Rede der Zweiten Nationalratspräsidentin Doris Bures anlässlich "20 Jahre Klagsverband"

Freitag, 24. Mai 2024
Es gilt das gesprochene Wort.

Viele von Ihnen haben den Beginn der Geschichte bestimmt gleich erkannt!
Es ist Mira Lobes Kinderbuchklassiker „Das kleine Ich bin Ich“!

Erst vor ein paar Tagen habe ich meinem dreijährigen Enkelsohn wieder einmal diese Geschichte vorgelesen. Wie sich dieses rosa-weiß karierte Tier auf die Suche nach sich selbst begibt und dabei vielen anderen Lebewesen begegnet. Die Geschichte davon, wie es ist, wenn man sich trotz vieler Ähnlichkeiten, nirgends richtig zugehörig fühlt.

Sehr geehrte Damen und Herren, geschätzte Gäste!
„Du bist du“ – das könnte auch das Motto des Klagsverbands sein, zu dessen 20-jährigen Bestehen ich Sie heute hier im Parlament herzlich begrüße.

Was Mira Lobe vor mehr als 50 Jahren in einem Kinderbuch zum Ausdruck gebracht hat, hat nichts an Aktualität verloren. Die zentrale Botschaft lautet: Jeder Mensch ist einzigartig und richtig, so wie er ist. Und jeder Mensch hat seinen Platz und trägt zur Vielfalt in unserer Gesellschaft bei.

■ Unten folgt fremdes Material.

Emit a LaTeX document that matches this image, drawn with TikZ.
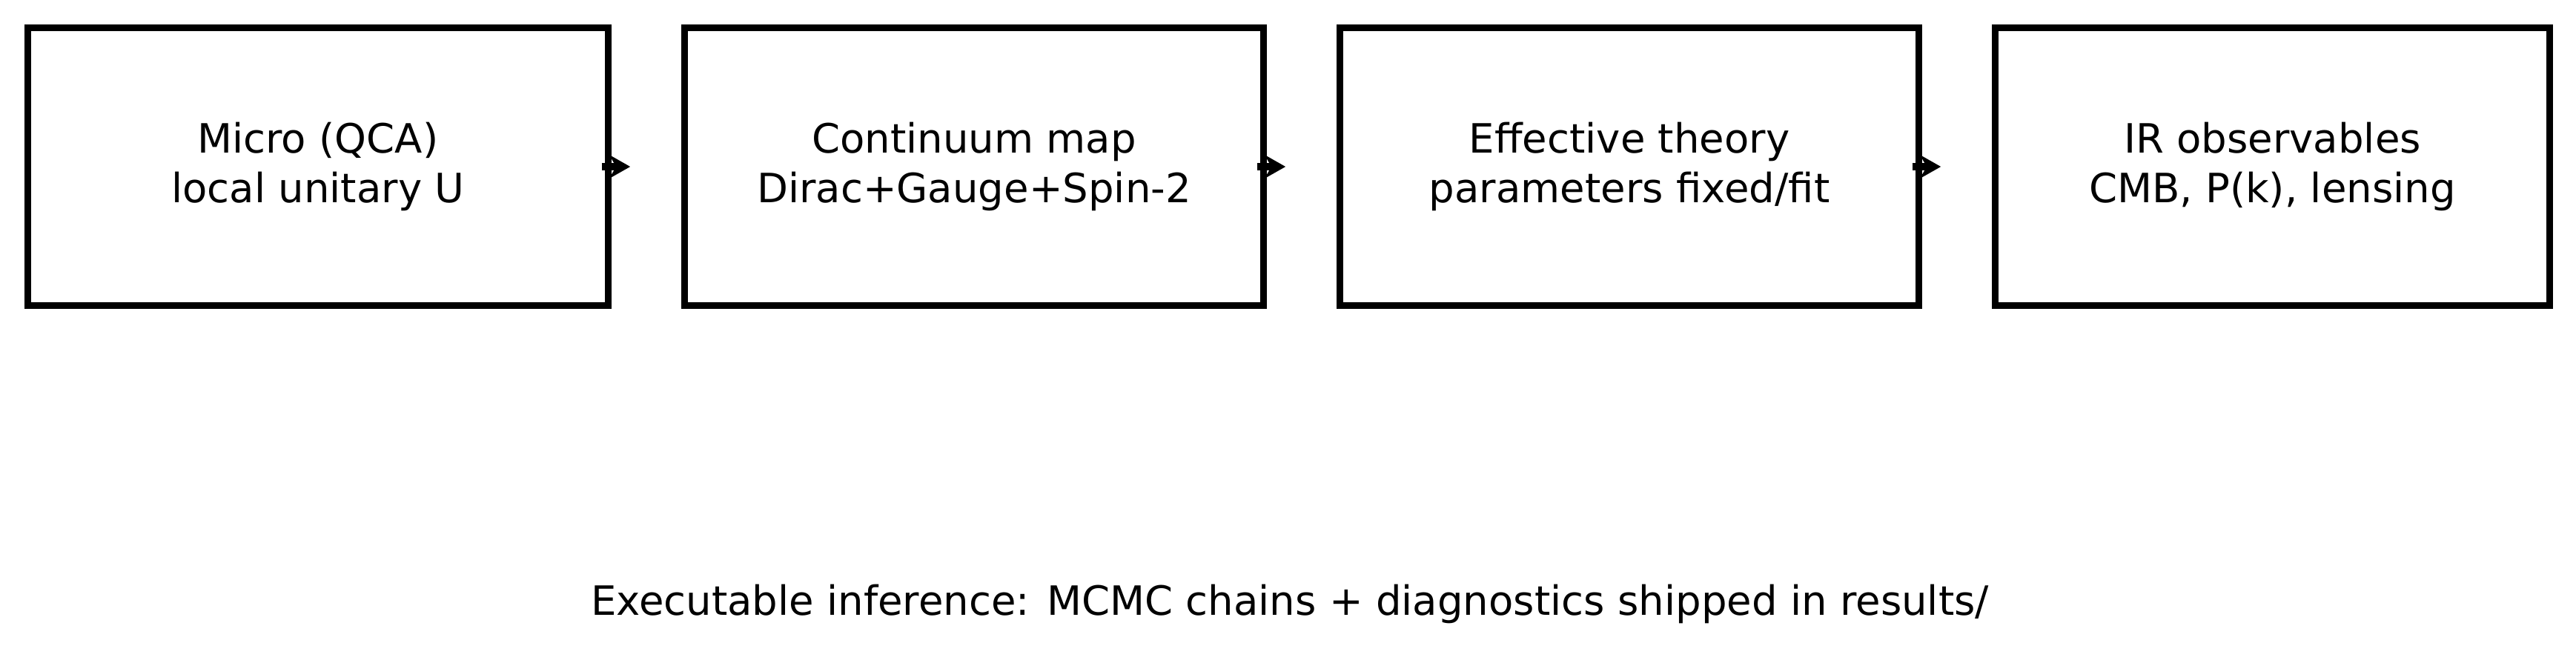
\documentclass[tikz,border=0pt]{standalone}
\usepackage{fontspec}
\setmainfont{DejaVu Sans}
\usetikzlibrary{arrows.meta}
\begin{document}
\begin{tikzpicture}[x=0.01cm,y=-0.01cm,
  blk/.style={draw,line width=2.6pt,minimum height=3.74cm,align=center,font=\fontsize{15.5}{19}\selectfont,inner sep=0pt},
  arr/.style={-{Stealth[length=8pt,width=9pt]},line width=2.6pt}]
\useasboundingbox (0,0) rectangle (3475,890);
\node[blk,minimum width=7.82cm] (a) at (429,225) {Micro (QCA)\\local unitary U};
\node[blk,minimum width=7.80cm] (b) at (1314,225) {Continuum map\\Dirac+Gauge+Spin-2};
\node[blk,minimum width=7.80cm] (c) at (2198,225) {Effective theory\\parameters fixed/fit};
\node[blk,minimum width=7.47cm] (d) at (3065.5,225) {IR observables\\CMB, P(k), lensing};
\draw[arr] ([xshift=-0.13cm]a.east) -- ([xshift=-0.69cm]b.west);
\draw[arr] ([xshift=-0.13cm]b.east) -- ([xshift=-0.69cm]c.west);
\draw[arr] ([xshift=-0.13cm]c.east) -- ([xshift=-0.69cm]d.west);
\node[font=\fontsize{15.5}{19}\selectfont] (t) at (1740,815) {Executable inference: MCMC chains + diagnostics shipped in results/};
\end{tikzpicture}
\end{document}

Dieser Platz soll und darf sich nicht über die Herkunft, das Geschlecht, oder Alter, sexuelle Orientierung, Religion oder über die geistigen und körperlichen Eigenschaften definieren. Eben: „du bist du!“

Der Klagsverband – als europaweit einzigartige Institution – hat seit zwei Jahrzehnten das Recht der Menschen auf Vielfältigkeit im Fokus. Immer an der Seite jener, die in unterschiedlichsten Lebensrealitäten Diskriminierung erfahren.
Man könnte also auch sagen: der Klagsverband sorgt dafür, dass eine „Geschichte“ auch im echten Leben gut ausgehen kann.

Zum Beispiel durch Musterverfahren, die Klarheit und Rechtssicherheit in Diskriminierungsfällen schaffen und die Diskriminierung sichtbar machen. Somit haben Sie auch eine gesellschaftliche Signalwirkung.

Opfer von Diskriminierung werden ermutigt, ihre Erfahrungen auszusprechen. Und die Gesellschaft wird sensibilisiert, dabei nicht einfach wegzuhören, sondern im Alltag auch selbst gegen Diskriminierung aufzutreten!

Ob es das Verweigern der Behandlung einer HIV positiven Frau durch eine Zahnärztin ist, der Aufpreis beim Gewähren eines barrierefreien Zimmers, oder das Verwehren eines inklusiven Kindergartenplatzes – der österreichische Klagsverband mit seinen mittlerweile fast 70 Mitgliedervereinen - kämpft seit zwei Jahrzehnten genau dagegen an.

Der Verband und die Vereine haben ihre Ohren, ihre Augen, ihr Herz und vor allem all ihre Expertise immer bei jenen Menschen, die eben noch nicht jenen Platz in der Gesellschaft haben, der ihnen zusteht.

Für diese so wichtige und wertvolle Arbeit möchte ich mich bei Ihnen allen sehr herzlich bedanken.

Sehr geehrte Festgäste!
Ich denke es gibt keinen besseren Ort, um das 20-jährige Jubiläum des Klagsverbands zu feiern, als das Österreichische Parlament.

Denn wenn wir über Antidiskriminierung sprechen, dann sprechen wir auch immer über Gesetze. Gesetze zum Schutz vor Diskriminierung.

In den vergangenen 45 Jahren – seit Inkrafttreten des Gleichbehandlungsgesetzes - haben wir viele legistische Bestimmungen zum Schutz vor Diskriminierung beschlossen.

Bei der Entwicklung dieser Antidiskriminierungs-Gesetzgebung leistet der Klagsverband durch seine Stellungnahmen, Schattenberichte und Forderungen einen wesentlichen Beitrag.

Gesetze bilden einen unerlässlichen Rahmen. Doch sie alleine genügen nicht, um tatsächliche Gleichstellung und Antidiskriminierung im Alltag zu erreichen. Es braucht eben auch einen gesamtgesellschaftlichen humanistischen Grundkonsens.

Wenn wir Vielfalt als Vorteil sehen. Wenn wir die Bereitschaft zu Inklusion wirklich leben, dann können wir aus vielen individuellen „Ich bin Ichs“ eine solidarische „Wir sind Wir“ – Gesellschaft bauen.